In “Drunk and Naked as He Was,” the narrator turns his attention beyond diagnosing his pain to the more intellectually demanding (and consequently more provocative to read) problem of what it means. He slips into a boisterously Beckettian questioning of, if not complete fascination with, the idea that one can hardly ever tell anything other than lies while still somehow – and for Goebel, this is the real miracle – telling the truth. Or, as he takes it another way, the truth is better told in lies, one of the novelist’s old verities and means of maintaining, in however small degree, what Conrad called the artist’s requisite “invincible conviction.”

The book’s best meat comes cut from its middle, the pair of stories “Tough Beauty” and “Apache.” The success of these stories comes by dint of their incredibly heartfelt ruminations on the possibilities of full living and dying while simultaneously masquerading in an endlessly entertaining road-weathered rebel’s narrative voice reminiscent of the best stories of Barry Hannah, Barry Gifford and Peter Christopher. They cover us, through gorgeous displays of linguistic inventiveness, with honest to God feelings of transgression, only to lift that imagined veil to show us “the art of being here to watch the ones you love go away from you, and die – and one’s self slip away.” And to ask, “If there’s more, why can’t we know? Why stay, if we are to be cowards, most of all?” Goebel seems to have an answer – to the second question at least, a conviction to which the book itself is evidence – but one he chooses to keep mysterious throughout the rest of the book’s unfolding.

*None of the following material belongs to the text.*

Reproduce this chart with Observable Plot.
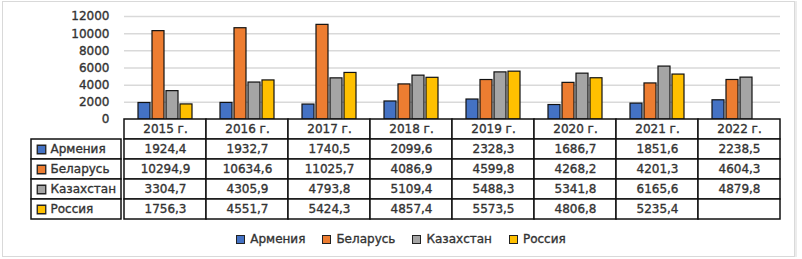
<!DOCTYPE html>
<html><head><meta charset="utf-8">
<script src="https://cdn.jsdelivr.net/npm/d3@7"></script>
<script src="https://cdn.jsdelivr.net/npm/@observablehq/plot@0.6"></script>
<style>
body{margin:0;background:#fff;}
#wrap{position:relative;width:802px;height:259px;font-family:"DejaVu Sans",sans-serif;overflow:hidden;}
#frame{position:absolute;left:2px;top:1px;width:793px;height:256px;border:1px solid #d9d9d9;box-sizing:border-box;box-shadow:2px 0 0 #ececec;}
.layer{position:absolute;left:0;}
.layer svg{overflow:visible;}
.layer text{stroke:#333;stroke-width:0.35px;paint-order:stroke;}
#legend{position:absolute;top:232px;left:0;width:802px;display:flex;justify-content:center;gap:17px;font-size:12px;font-weight:normal;color:#333;line-height:14px;-webkit-text-stroke:0.35px #333;}
#legend .it{display:flex;align-items:center;}
#legend .sw{width:7px;height:7px;border:1.5px solid #222;margin-right:5px;}
</style></head>
<body>
<div id="wrap"><div id="frame"></div>
<div class="layer" id="chart" style="top:0"></div>
<div class="layer" id="table" style="top:118px"></div>
<div class="layer" id="labels" style="top:118px"></div>
<div id="legend"></div>
</div>
<script>
const years = ["2015 г.","2016 г.","2017 г.","2018 г.","2019 г.","2020 г.","2021 г.","2022 г."];
const countries = ["Армения","Беларусь","Казахстан","Россия"];
const colors = ["#4472C4","#ED7D31","#A5A5A5","#FFC000"];
const armenia = [1924.4,1932.7,1740.5,2099.6,2328.3,1686.7,1851.6,2238.5];
const belarus = [10294.9,10634.6,11025.7,4086.9,4599.8,4268.2,4201.3,4604.3];
const kazakhstan = [3304.7,4305.9,4793.8,5109.4,5488.3,5341.8,6165.6,4879.8];
const russia = [1756.3,4551.7,5424.3,4857.4,5573.5,4806.8,5235.4,null];
const yTicks = [0,2000,4000,6000,8000,10000,12000];

const series = [armenia, belarus, kazakhstan, russia];
const data = [];
series.forEach((vals, ci) => vals.forEach((v, yi) => data.push({year: years[yi], country: countries[ci], value: v})));

const font = {fontFamily:"DejaVu Sans", fontSize:"12px", fontWeight:"normal", color:"#333", background:"transparent", overflow:"visible"};

const chart = Plot.plot({
  width: 802, height: 121,
  marginTop: 16, marginBottom: 2, marginLeft: 121, marginRight: 20,
  style: font,
  fx: {domain: years, padding: 0, axis: null},
  x: {domain: countries, paddingInner: 0.133, paddingOuter: 0.82, axis: null},
  y: {domain: [0, 12000], axis: null},
  color: {domain: countries, range: colors},
  marks: [
    Plot.gridY(yTicks, {stroke: "#d9d9d9", strokeOpacity: 1, strokeWidth: 1.5}),
    Plot.axisY(yTicks, {tickSize: 0, tickPadding: 15, label: null, tickFormat: d => String(d), fill: "#333"}),
    Plot.barY(data.filter(d => d.value != null), {fx: "year", x: "country", y: "value", fill: "country", stroke: "#111", strokeWidth: 1.2})
  ]
});
document.getElementById("chart").appendChild(chart);

const fmt = v => v == null ? "" : v.toFixed(1).replace(".", ",");
const cells = years.map(y => ({year: y, row: "header", label: y}));
data.forEach(d => cells.push({year: d.year, row: d.country, label: fmt(d.value)}));

const table = Plot.plot({
  width: 802, height: 102,
  marginTop: 1, marginBottom: 1, marginLeft: 121, marginRight: 20,
  style: font,
  x: {domain: years, padding: 0, axis: null},
  y: {domain: ["header", ...countries], padding: 0, axis: null},
  marks: [
    Plot.cell(cells, {x: "year", y: "row", fill: "white", stroke: "#111", strokeWidth: 1.5}),
    Plot.text(cells, {x: "year", y: "row", text: "label", fill: "#333"})
  ]
});
document.getElementById("table").appendChild(table);

const labelRows = countries.map(c => ({col: "label", row: c}));
const labels = Plot.plot({
  width: 802, height: 102,
  marginTop: 1, marginBottom: 1, marginLeft: 31, marginRight: 681,
  style: font,
  x: {domain: ["label"], padding: 0, axis: null},
  y: {domain: ["header", ...countries], padding: 0, axis: null},
  color: {domain: countries, range: colors},
  marks: [
    Plot.cell(labelRows, {x: "col", y: "row", fill: "white", stroke: "#111", strokeWidth: 1.5}),
    Plot.dot(labelRows, {x: "col", y: "row", symbol: "square", r: 4.8, fill: "row", stroke: "#222", strokeWidth: 1.3, dx: -35}),
    Plot.text(labelRows, {x: "col", y: "row", text: "row", textAnchor: "start", dx: -26, fill: "#333"})
  ]
});
document.getElementById("labels").appendChild(labels);

const legend = document.getElementById("legend");
countries.forEach((c, i) => {
  const it = document.createElement("div"); it.className = "it";
  const sw = document.createElement("span"); sw.className = "sw"; sw.style.background = colors[i];
  const t = document.createElement("span"); t.textContent = c;
  it.appendChild(sw); it.appendChild(t); legend.appendChild(it);
});
</script>
</body></html>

Luke B. Goebel drives his stories with consciousness-crowding performances of language: a voice prime green and bluefire-tinged, lonely and howling out against the crimes of cool logic and unloving lovers. His voice is more frantic than seductive, which is not to say there’s not an element of seduction at play here, Goebel is after all a master of the type of sentence that demands the reader’s empathy, if not entire implication. He doggedly sticks to the hard, brown, nut-like word, to use the purely Barthelmean. His broken syntax, shifting perspectives, and mixed fantasies clang together to sustain what feels like a novel pitch in literature. These frenzied, peyote-enlightened visions proceed in such a pleasing rush, something like Coleridge gone through rehab and come back to prophesy of love lost and taken away and brought back again, effectively novelizing his peculiar vision of America.

And it’s with such strange powers of speech that Goebel, more toward book’s end, eschews more mimetic affectations and easy categorizations of time and memory in favor of the figurative or seemingly purely random, which is really no hiccup because one gets the sense the author has lived these stories. Whether or not he did doesn’t seem to matter because the stories are told sans arrière-pensée and as if they should have happened. Here, in the language, in the sentences themselves, the most ambitious themes of the book are pressurized and most realized – isolation at its most intense and directly felt, desire to break through the constraints of language and tap into a consciousness more pure and eloquent than the one we’ve got -and here also it is apparent that Goebel has announced himself as a proud new talent and of stronger voice than most of the writers working, bless them, to further the forms of the novel.

 

Luke B. Goebel is the recipient of the Ronald Sukenick Prize for Innovative Fiction from FC2 and the Joan Scott Memorial Fiction Award. He earned a BA from the University of San Francisco and an MFA in English from the University of Massachusetts, Amherst. He is an assistant professor of Creative Writing at the University of Texas at Tyler. He was born in Ohio and grew up in Portland, Oregon.

Gary Sheppard has written stories for New York Tyrant, Redivider, PANK, Everyday Genius and other places. He was the recipient of a John & Renee Grisham Fellowship at The University of Mississippi, where he earned his MFA. Born and raised in Mississippi, he now lives and writes and teaches in Florida.